Il est important de porter une certaine vigilance à son alimentation si l’on est végétarien, encore davantage si l’on est végétalien. Mais les professionnels apprécient cette prise de conscience. «J’observe que de nombreuses personnes se rendent compte que l’alimentation est leur premier médicament, confie le Dr Samaras. Ils veulent mieux manger et comprendre quels aliments leur conviennent le mieux, c’est dans ce cadre que beaucoup décident de devenir végétariens.»
Les omnivores aussi peuvent bénéficier d’une telle réalisation. Une des raisons de la mortalité moindre des végétariens est qu’ils mangent davantage de fruits, de légumes et de légumineuses, rappelle Fanny Merminod, ce qui diminue leur risque cardiovasculaire et de certains cancers. Or, «une personne omnivore qui adopterait un tel régime tout en continuant à manger de la viande de manière raisonnable bénéficierait également de ces bienfaits».
Enfants et seniors: prudence
Si pour les adultes en bonne santé, le régime végétarien ne pose pas de problème particulier, il n’en va pas de même pour les enfants en croissance qui ont des besoins nutritionnels spécifiques. Ainsi, pour le Dr Samaras, l’idéal pour un enfant qui veut être végétarien serait de consommer aussi du poisson. «Cela garantit un apport suffisant d’acides gras oméga-3, notamment de l’acide dit DHA qu’on trouve rarement dans le monde végétal. Or, il est très important pour la croissance du système nerveux.» «Il faut bien suivre la courbe de croissance d’un enfant ovo-lacto-végétarien, prévient Fanny Merminod, et parler de son régime à son pédiatre. La consultation d’un diététicien est utile pour évaluer les apports de l’alimentation de l’enfant et éviter des carences, par exemple en protéines, fer et vitamine B12. C’est aussi l’occasion de discuter avec les parents des repas, puisqu’il se peut qu’ils ne soient pas végétariens eux-mêmes.»
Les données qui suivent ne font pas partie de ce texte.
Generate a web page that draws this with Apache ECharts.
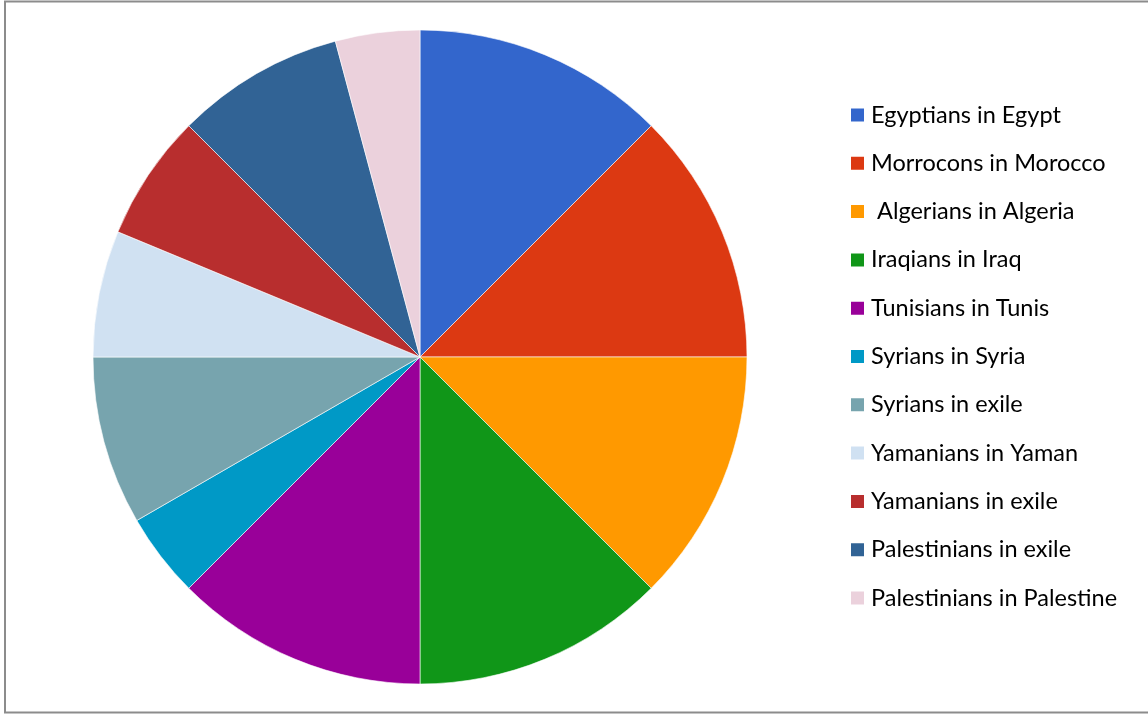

Un régime végétalien est par contre «absolument à proscrire pour les enfants, martèle Dimitrios Samaras. Les carences en oméga-3 et en taurine qu’ils peuvent provoquer ont un impact négatif sur la stature et le poids.» La prudence est aussi de mise pour les personnes âgées. «Ce n’est pas parce que l’on prend de l’âge que l’on a besoin de moins de protéines, explique Fanny Merminod. Bien au contraire, il en faut et de bonne qualité pour limiter la perte musculaire et osseuse.» Les seniors végétariens ont donc tout à gagner à discuter de leurs apports en protéines avec leur médecin.